What is a consultative examination?

Shortly after filing a claim for disability benefits, you may receive a message from the Social Security Administration informing you of an examination appointment. This medical exam is known as a “consultative exam.” It is normal to feel nervous upon receiving this notice, and you may very well feel apprehension. Don’t. View this exam as an opportunity to give an independent medical professional more information regarding your symptoms, how your conditions affect you, your day, and your ability to accomplish tasks.

           An employee of Social Security does not perform consultative exams; Social Security hires independent physicians to perform an unbiased, independent exam. While Social Security may schedule many types of exams for you, such as auditory, respiratory, visual, etc., the most commonly scheduled exams are for internal medicine and mental status. 

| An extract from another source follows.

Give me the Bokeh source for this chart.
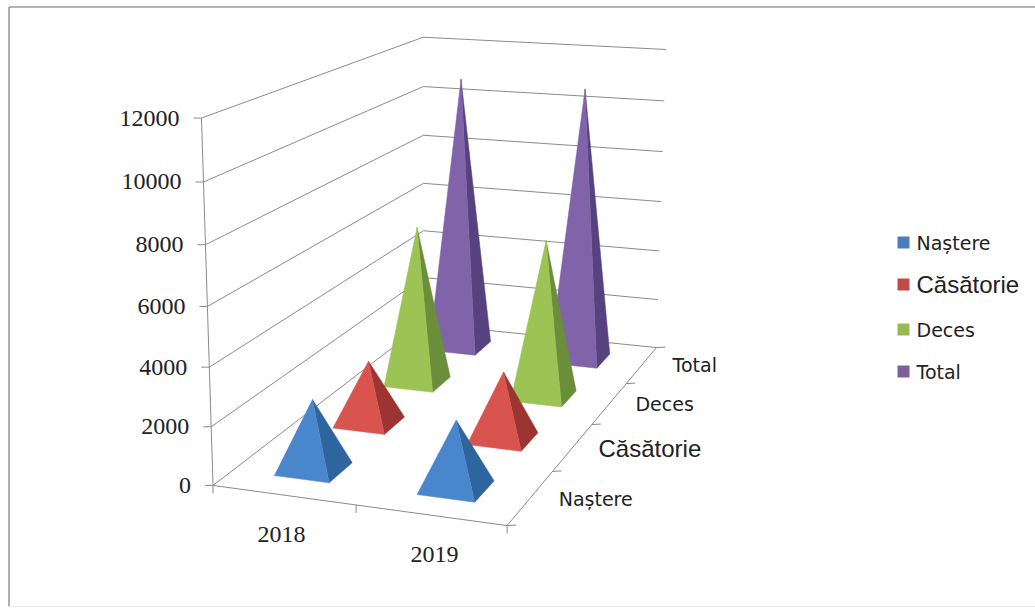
import numpy as np
from bokeh.core.properties import value
from bokeh.embed import file_html
from bokeh.models import Range1d
from bokeh.plotting import figure
from bokeh.resources import INLINE

# Chart values
years = ["2018", "2019"]
series = ["Naștere", "Căsătorie", "Deces", "Total"]
nastere = [2420, 2300]
casatorie = [2270, 2420]
deces = [6000, 5920]
total = [10800, 10700]
value_ticks = [0, 2000, 4000, 6000, 8000, 10000, 12000]

# Front face and side face colour per series
front_colors = ["#4a86cc", "#d9534f", "#9bc455", "#8063a9"]
side_colors = ["#2f659f", "#9c3431", "#6b8e3a", "#56427f"]
legend_colors = ["#4a7ebb", "#be4b48", "#98b954", "#7d5fa0"]

VALUE_MAX = 12000.0
WIDTH, HEIGHT = 1035, 608

# Box corners in (category, series, value) space and where they land on the page;
# a perspective camera is fitted to them.
camera_anchors = [
    ((0, 0, 0), (212.7, 485.0)), ((1, 0, 0), (355.0, 505.0)), ((2, 0, 0), (506.0, 524.5)),
    ((2, 1, 0), (551.7, 471.0)), ((2, 2, 0), (591.7, 424.0)), ((2, 3, 0), (626.7, 383.3)),
    ((2, 4, 0), (655.0, 346.5)), ((0, 4, 0), (423.0, 323.0)),
    ((0, 0, 6000), (207.0, 306.7)), ((0, 4, 6000), (423.5, 183.0)), ((2, 4, 6000), (661.7, 201.7)),
    ((0, 0, 12000), (201.7, 116.7)), ((0, 4, 12000), (421.7, 36.7)), ((2, 4, 12000), (665.0, 49.0)),
]


def fit_camera(anchors):
    rows, rhs = [], []
    for (a, b, c), (u, v) in anchors:
        c = c / VALUE_MAX
        rows.append([a, b, c, 1, 0, 0, 0, 0, -u * a, -u * b, -u * c])
        rows.append([0, 0, 0, 0, a, b, c, 1, -v * a, -v * b, -v * c])
        rhs += [u, v]
    m = np.linalg.lstsq(np.array(rows, float), np.array(rhs, float), rcond=None)[0]
    return np.append(m, 1.0).reshape(3, 4)


CAMERA = fit_camera(camera_anchors)


def project(a, b, c):
    h = CAMERA @ np.array([a, b, c / VALUE_MAX, 1.0])
    return float(h[0] / h[2]), float(h[1] / h[2])


p = figure(width=WIDTH, height=HEIGHT, output_backend="svg", toolbar_location=None,
           x_range=Range1d(0, WIDTH), y_range=Range1d(HEIGHT, 0), min_border=0,
           background_fill_color="white", border_fill_color="white", outline_line_color=None)
p.axis.visible = False
p.grid.visible = False

# Chart area border: top and left edges are strong, the bottom one is faint
p.line([8.5, 8.5], [6.5, 606], line_color="#9a9a9a", line_width=1.6)
p.line([8.5, WIDTH], [6.5, 6.5], line_color="#9a9a9a", line_width=1.6)
p.line([8.5, WIDTH], [606, 606], line_color="#ececec", line_width=1)

AXIS_GRAY = "#8a8a8a"
nx, ny = len(years), len(series)
wall_xs, wall_ys = [], []


def segment(start, end):
    wall_xs.append([start[0], end[0]])
    wall_ys.append([start[1], end[1]])


# Gridlines along the left wall and the back wall, with the value tick marks
for v in value_ticks:
    a, b, c = project(0, 0, v), project(0, ny, v), project(nx, ny, v)
    wall_xs.append([a[0], b[0], c[0]])
    wall_ys.append([a[1], b[1], c[1]])
    segment((a[0] - 8, a[1]), a)

# Vertical value axis
segment(project(0, 0, 0), project(0, 0, VALUE_MAX))

# Floor edges and their tick marks
segment(project(0, 0, 0), project(nx, 0, 0))
segment(project(nx, 0, 0), project(nx, ny, 0))
for i in range(nx + 1):
    pt = project(i, 0, 0)
    segment(pt, (pt[0], pt[1] + 8))
for j in range(ny + 1):
    pt = project(nx, j, 0)
    segment(pt, (pt[0] + 9, pt[1] - 0.5))

p.multi_line(wall_xs, wall_ys, line_color=AXIS_GRAY, line_width=1)

# Pyramids, furthest row first so the nearer ones cover them
HALF_X = 0.195
HALF_Y = 0.2
CENTER_SHIFT = -0.005
rows = [nastere, casatorie, deces, total]
for j in reversed(range(ny)):
    for i in range(nx):
        height = rows[j][i]
        cx, cy = i + 0.5 + CENTER_SHIFT, j + 0.5
        apex = project(cx, cy, height)
        fl = project(cx - HALF_X, cy - HALF_Y, 0)
        fr = project(cx + HALF_X, cy - HALF_Y, 0)
        br = project(cx + HALF_X, cy + HALF_Y, 0)
        p.patch([apex[0], fr[0], br[0]], [apex[1], fr[1], br[1]],
                fill_color=side_colors[j], line_color=side_colors[j], line_width=0.5)
        p.patch([apex[0], fl[0], fr[0]], [apex[1], fl[1], fr[1]],
                fill_color=front_colors[j], line_color=front_colors[j], line_width=0.5)

# Value labels
SERIF = value("Liberation Serif")
SANS = value("Liberation Sans")
LABEL = value("DejaVu Sans")
TEXT = "#222222"
lab_x, lab_y, lab_t = [], [], []
for v in value_ticks:
    x0, y0 = project(0, 0, v)
    lab_x.append(x0 - 22)
    lab_y.append(y0)
    lab_t.append(str(v))
p.text(lab_x, lab_y, text=lab_t, text_font=SERIF, text_font_size="24px", text_color=TEXT,
       text_align="right", text_baseline="middle")

# Category labels under the front edge
year_label_offsets = [-2, 4]
for i, year in enumerate(years):
    x0, y0 = project(i + 0.5, 0, 0)
    p.text([x0 + year_label_offsets[i]], [y0 + 39], text=[year], text_font=SERIF,
           text_font_size="24px", text_color=TEXT, text_align="center", text_baseline="middle")

# Series labels beside the right edge; the second one is set in a different face
series_label_offsets = [(65, 2), (77, 1.5), (55, 1), (53, 0)]
for j, name in enumerate(series):
    x0, y0 = project(nx, j + 0.5, 0)
    font, size = (SANS, "24px") if j == 1 else (LABEL, "19px")
    dx, dy = series_label_offsets[j]
    p.text([x0 + dx], [y0 + dy], text=[name], text_font=font,
           text_font_size=size, text_color=TEXT, text_align="center", text_baseline="middle")

# Legend
legend_rows = [242, 284, 329, 371]
for name, color, y, j in zip(series, legend_colors, legend_rows, range(ny)):
    p.rect([903], [y], width=12, height=12, fill_color=color, line_color=None)
    font, size = (SANS, "24px") if j == 1 else (LABEL, "19px")
    p.text([916], [y], text=[name], text_font=font, text_font_size=size, text_color=TEXT,
           text_align="left", text_baseline="middle")

open("out.html", "w").write(file_html(p, INLINE))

How do you prepare for the consultative exam? 

If you have any medical records, you should bring them. Remember, this is the first and likely only time this doctor will see you. This doctor doesn’t know you or your medical conditions. The most helpful medical records will be reports and findings from objective studies such as MRIs, EMGs, blood tests (for conditions diagnosed through bloodwork and labs such as rheumatoid arthritis and Lyme’s), and prescriptions. Accurate records and findings carry the most weight with many medical professionals and with Social Security. Of course, for mental health cases, you likely don’t have any medical records besides your prescriptions. This raises my next point. Be prepared to discuss your story with them, such as what caused the impairment and how it affects your current daily living.  

            Provide the physician with your story. Don’t exaggerate, but similarly, don’t minimize. One way to achieve this successfully is to tell the doctor about your typical day and the challenges you may face regularly. Think about the difficulties you encounter daily. Why are they difficult—is it due to physical limitation? Is it due to anxiety? What is it that interferes with your daily functioning? Do you receive any assistance accomplishing your daily tasks or chores? Are you able to perform house chores? Why or why not? 

Tell them about self-care such as bathing and dressing. Tell them about social interactions if your impairments affect or limit them. If you can perform a certain activity, but it is with great difficulty or painful consequences later, let them know about those struggles. Tell them what a good day, a bad day, and a typical day is like for you.

Inform them of your treatment history as well. Who has provided you with treatment in the past? Currently? What specialists have you seen? What procedures have you undergone? Have you been hospitalized? If you have, were they multiple admissions? Do you go to the emergency room frequently due to your conditions? Don’t fret over specific dates—ballpark timeframes serve the purpose of most exams. 

You get the idea; this is about why you might be unable to be reliable or consistent in your abilities to accomplish even menial tasks. It is why you filed for disability in the first place.

           You should be aware that when you arrive at a consultative exam, you might be observed before you even enter the office. Sometimes, the examiner may watch a claimant exit their vehicle in the parking lot, walk to the entrance, etc. Additionally, keep in mind that this is not a feel-good exam. After the exam is completed, you may not feel that the examiner spent enough time with you, learning about your conditions. You may feel that you were hurried. Often, these exams are performed by physicians with many patients and limited time. This is why you should prepare and focus on the issues or impairments that present you with the most limitations. Don’t lose valuable time talking about conditions that are marginal or that don’t limit your ability to function on a day-to-day basis.

           Remember, this is your opportunity to help the examiner understand your conditions and how they affect you. So, tell them.